Sealed Panama Tomb Reveals Gold, Lineage, and a Lost Power System

A sealed tomb in central Panama has done more than yield gold. It has reopened a larger question about how power was displayed, inherited, and remembered a thousand years ago. At El Caño Archaeological Park in Coclé province, archaeologists excavated a burial known as Tomb 3, a chamber first detected in 2009 but only recently understood in full. Inside was a high-status central burial surrounded by gold ornaments, decorated ceramics, and the remains of other individuals. The grave dates to between CE 800 and 1000, placing it in a period when societies in central Panama were building durable systems of authority, ritual, and exchange.
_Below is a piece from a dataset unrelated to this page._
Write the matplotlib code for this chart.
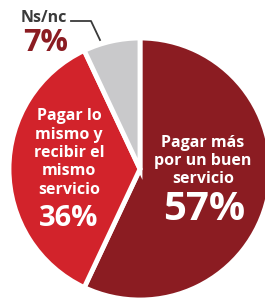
import matplotlib
matplotlib.use("Agg")
import matplotlib.pyplot as plt

categories = ["Pagar más\npor un buen\nservicio", "Pagar lo\nmismo y\nrecibir el\nmismo\nservicio", "Ns/nc"]
values = [57, 36, 7]
colors = ["#8b1c22", "#d2232b", "#c9c9cb"]

plt.rcParams['font.family'] = ['Open Sans', 'DejaVu Sans']

fig = plt.figure(figsize=(2.65, 3.0), dpi=100)
ax = fig.add_axes([0, 0, 1, 1])
wedges, _ = ax.pie(values, colors=colors, startangle=90, counterclock=False,
                   radius=1.0, wedgeprops=dict(edgecolor="white", linewidth=3.5))
R = 131.0
ax.set_xlim(-140 / R, 125 / R)
ax.set_ylim(-131 / R, 169 / R)
ax.set_aspect("equal")
ax.axis("off")

def px(x, y):
    return (x - 140) / R, (169 - y) / R

# large slice
ax.text(*px(203, 161), categories[0], ha="center", va="center", color="white",
        fontsize=11.5, fontweight="bold", linespacing=1.2)
ax.text(*px(204, 209), f"{values[0]}%", ha="center", va="center", color="white",
        fontsize=29, fontweight="bold")
# medium slice
ax.text(*px(69, 153), categories[1], ha="center", va="center", color="white",
        fontsize=11.5, fontweight="bold", linespacing=1.2)
ax.text(*px(69, 218), f"{values[1]}%", ha="center", va="center", color="white",
        fontsize=21, fontweight="bold")
# small slice label outside
ax.text(*px(21, 18), categories[2], ha="left", va="center", color="#3a3a3a",
        fontsize=11.5, fontweight="bold")
ax.text(*px(23, 43), f"{values[2]}%", ha="left", va="center", color="#8b1c22",
        fontsize=22, fontweight="bold")
xs, ys = zip(px(71, 21), px(91, 21), px(100, 40))
ax.plot(xs, ys, color="#3a3a3a", lw=1.3)

fig.savefig("out.png", dpi=100)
Image Credit to wikipedia.org

The gold is the immediate draw, but the arrangement is the deeper story. Researchers documented bracelets, ear ornaments, and pectoral plates, including pieces marked with bat and crocodile imagery. Lead archaeologist Julia Mayo said, “The breastplates feature depictions of bats and crocodiles,” linking the tomb’s metalwork to a visual language of authority, spirituality, and passage to the afterlife. The central figure was not simply buried with wealth. The body was staged within a deliberate composition of objects and people, turning the tomb into a lasting public message about rank, lineage, and community memory. In related findings from the site, investigators have emphasized that these grave goods were often not personalized to a named individual but instead signaled ancestry and inherited status, suggesting that leadership at El Caño may have rested as much on family identity as on personal achievement.

That pattern matters because Tomb 3 does not stand alone. El Caño has produced nine other tombs with similar features, reinforcing the view that this was a dynastic cemetery used for roughly two centuries. The repetition of richly furnished burials in one place points to a society that returned to the same ceremonial ground generation after generation. Archaeologists increasingly read the site not as a collection of isolated graves, but as a political landscape where burial itself helped preserve elite legitimacy.

Some of the most revealing evidence may come from the gold before it is fully cleaned or moved. Conservation practice treats newly recovered metal as fragile evidence, not treasure, because corrosion layers and microscopic traces can preserve clues about manufacture and burial conditions. That is why techniques such as elemental analysis have become so important at El Caño. Previous work on artifacts from the site helped confirm local Panamanian origins for gold objects and tied their designs to the Gran Coclé tradition, strengthening the case that this was not imported splendor but regional craftsmanship of a high order.

The ceramics add another layer. Rather than pointing outward, their imagery is tied to local artisan traditions, helping place the tomb within a distinct cultural system in the isthmus. Scholars have also noted similarities between El Caño materials and finds from Sitio Conte, a connection that may reflect shared political and trade relationships across the region.

Panama’s culture minister, María Eugenia Herrera, captured the broader significance in a simple line: “We are ready to tell the world much more about our cultural wealth.” At El Caño, the gold does glitter. But its greater value lies in how clearly it preserves an older system of belief, craft, and inherited power.